The non-oil budget deficit in July 2016-June 2017 has not changed significantly and stood at the level of 9% of GDP. Due to the increase in expenditure in the second half of the year, non-oil deficit, by our assessment will increase to 12.6% of GDP.
The revenues of the National Fund fell by 78% yoy in the first half of 2017, due to the FX currency assets revaluation caused by strengthening tenge and in spite of $1.3 billion investment income in the first quarter and its increase to $2.4 billion for the first half of the year. Excluding investment income, the tax revenues of the National Fund in the first half of the year rose by almost three quarters that significantly outpaces the growth in revenues from oil exports at 45% yoy in the same period and modest growth in export of physical volumes of oil by 3.5% yoy.
The receipt of funds was significantly lower than expenditures in the first half of this year, without taking into account the investment income. So revenue barely exceeded T1 trillion, while the use of funds of the National Fund was up by T600 billion higher. The total amount of transfers for the year is planned at T4.4 trillion. At the same time, the maximum amount of revenue of the National Fund didn’t exceed T3.5 trillion prior to the devaluation of 2014.
The recovery of economic activity, supported by rising prices for oil and metals at 30% yoy in the first half of 2017, has had a positive impact on the State budget revenues.
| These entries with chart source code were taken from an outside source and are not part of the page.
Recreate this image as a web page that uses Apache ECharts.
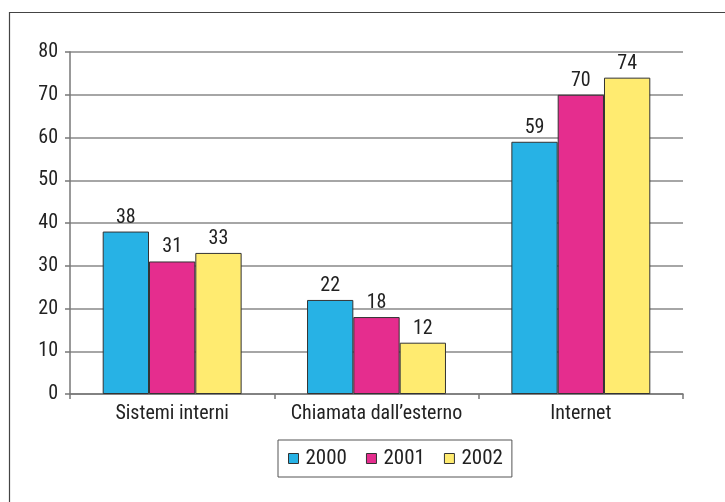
<!DOCTYPE html>
<html><head><meta charset="utf-8">
<script src="https://cdn.jsdelivr.net/npm/echarts@6/dist/echarts.min.js"></script>
<style>html,body{margin:0;padding:0;background:#fff}#c{width:725px;height:502px}</style>
</head><body><div id="c"></div>
<script>
const categories = ['Sistemi interni', "Chiamata dall\u2019esterno", 'Internet'];
const years = ['2000', '2001', '2002'];
const v2000 = [38, 22, 59];
const v2001 = [31, 18, 70];
const v2002 = [33, 12, 74];
const yTicks = [0, 10, 20, 30, 40, 50, 60, 70, 80];

const colors = ['#27B2E5', '#E52D8E', '#FFEB70'];
const FONT = '"Liberation Sans Narrow", "Roboto Condensed", Arial, sans-serif';
const FS = 20;
const chart = echarts.init(document.getElementById('c'), null, {renderer: 'canvas'});
const seriesData = [v2000, v2001, v2002];
chart.setOption({
  animation: false,
  backgroundColor: '#fff',
  graphic: [{
    type: 'rect', left: 7, top: 10, shape: {x: 0, y: 0, width: 800, height: 600},
    style: {fill: 'none', stroke: '#444', lineWidth: 1.2}, silent: true
  }],
  grid: {left: 70, right: 42, top: 52, bottom: 108},
  legend: {
    data: years, left: 278, top: 440,
    itemWidth: 10, itemHeight: 10, itemGap: 19,
    padding: [8, 9, 8, 10],
    borderColor: '#555', borderWidth: 1,
    icon: 'rect',
    textStyle: {fontFamily: FONT, fontSize: 21, color: '#222', padding: [0, 0, 0, 2]},
    itemStyle: {borderColor: '#333', borderWidth: 1}
  },
  xAxis: {
    type: 'category', data: categories,
    axisLine: {lineStyle: {color: '#777', width: 1.5}},
    axisTick: {show: true, alignWithLabel: false, length: 5, lineStyle: {color: '#777', width: 1.5}},
    axisLabel: {interval: 0, fontFamily: FONT, fontSize: FS, color: '#222', margin: 10}
  },
  yAxis: {
    type: 'value', min: 0, max: 80, interval: 10,
    axisLine: {show: true, lineStyle: {color: '#777', width: 1.5}},
    axisTick: {show: true, length: 5, lineStyle: {color: '#777', width: 1.5}},
    axisLabel: {fontFamily: FONT, fontSize: FS, color: '#222', margin: 12,
      formatter: v => yTicks.includes(v) ? String(v) : ''},
    splitLine: {lineStyle: {color: '#888', width: 1.5}}
  },
  series: years.map((y, i) => ({
    name: y, type: 'bar', data: seriesData[i],
    barGap: '0%', barCategoryGap: '32%',
    itemStyle: {color: colors[i], borderColor: '#333', borderWidth: 1},
    label: {show: true, position: 'top', distance: 4, fontFamily: FONT, fontSize: FS, color: '#222'}
  }))
});
</script></body></html>
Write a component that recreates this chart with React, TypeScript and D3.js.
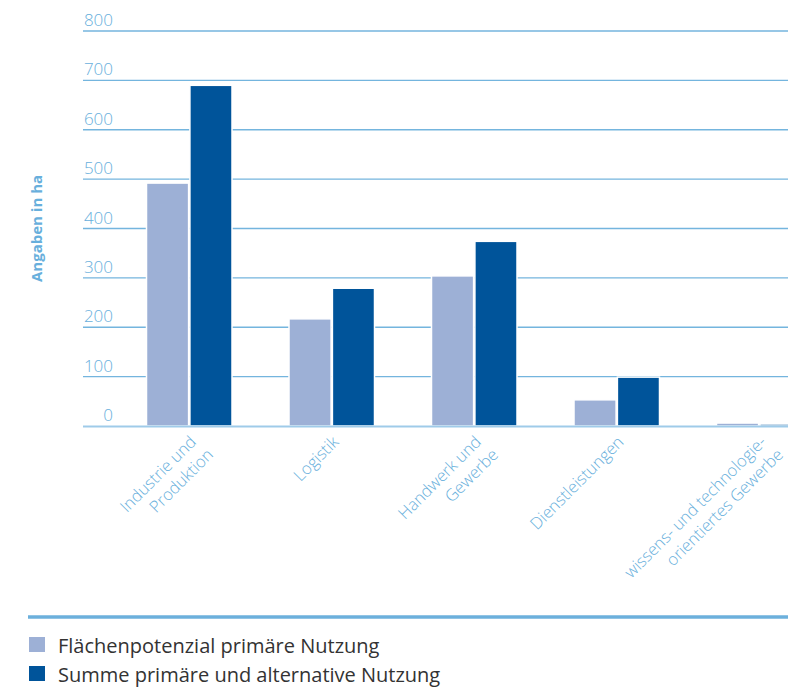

As a result of improvement in tax and non-tax revenues, along with increased use of funds of the National Fund and the backlog of expenditures, there was a small size of the official budget deficit. Faster nominal GDP growth affected the relative reduction of the public debt load.
More agile growth of the oil and gas sector in the medium term will determine a strong dependence of the State budget revenues on the oil industry. In our assessment, the size of the non-oil deficit this year will reach a double-digit at 12.6% of GDP, previously similar high budget imbalances were observed, only in 2009 and 2015, respectively.